The cost of launching a startup or starting a business in every country around the world
Even though the cost of launching a startup continues to go down because founders no longer need to spend millions of dollars on expensive software as part of the upfront/CAPEX cost, founders still face many other challenges.
The hardest part about running a startup or any business is not only about finding customers, it’s also about getting one started. Startup founders and new business owners have to shell out for approvals, licenses, permits, and much more. These processes are not just time-consuming but can also be quite expensive depending on where in the world you’re opening your business.
With the cost of living continues to increase here in the United States, many startup founders and entrepreneurs are thinking of relocating to places like South America, East Asia, and other countries where the cost of living and starting a business is lower. But have you ever thought about how much it costs to start a business in any of these countries?
Today, we want to share with you the great work the team at BusinessFinancing.co.uk has done. After many months of research, they have collated the costs involved in starting a new business in 190 countries and then mapped the results.
Below are the major highlights of their findings:
- The United Arab Emirates is the most expensive country to establish a business, with start-up costs of $7,443.51.
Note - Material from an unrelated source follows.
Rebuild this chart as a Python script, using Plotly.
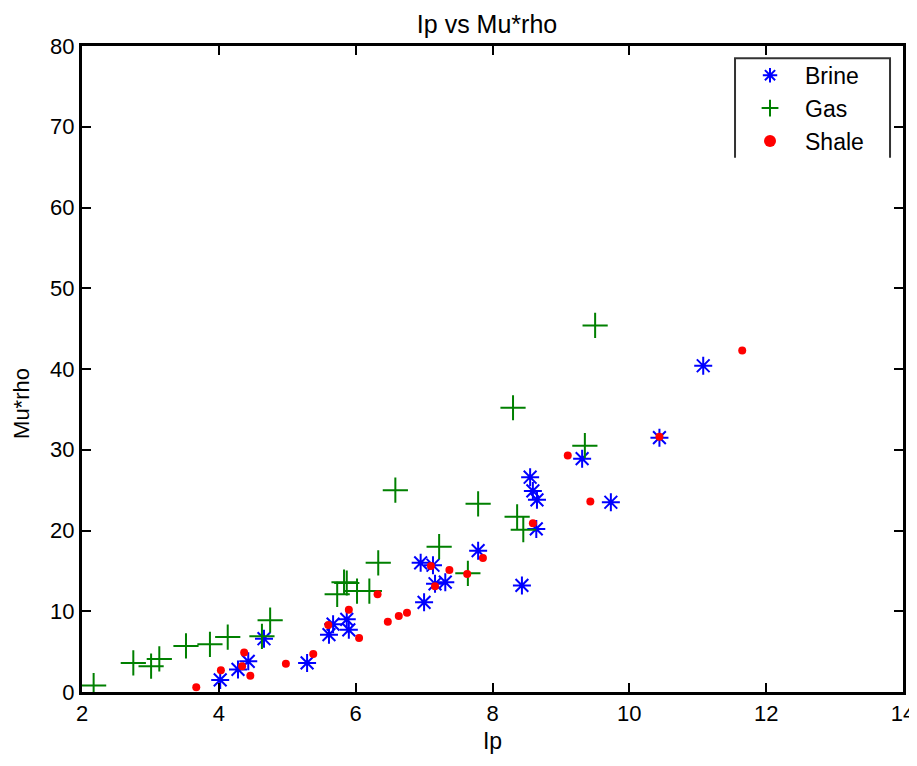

- There are no fees to start a business in Rwanda for the first two years, and in Slovenia the only ‘cost’ is a capital requirement of €7,500 with no fees.
- Starting a new business is least affordable in Congo, where $1,232 in fees equates to 2,554% of the average monthly income.
- In Kazakhstan it takes just 2% of the average monthly income ($12 against $531) to start a business.
Below is the map of the affordability for each country.
Low wages and substantial fees make it a challenge to start a business in much of Africa. The average monthly pay in Congo is just shy of $50, putting the $1,232.08 in start-up fees out of reach for most independent entrepreneurs. A similar – though not quite so drastic – disparity exists in the Central African Republic, Chad, and Mali, as well as further afield in Haiti, Yemen, and Syria. Suriname in South America has slightly higher wages, but higher fees put Surinamese start-ups in a similar position.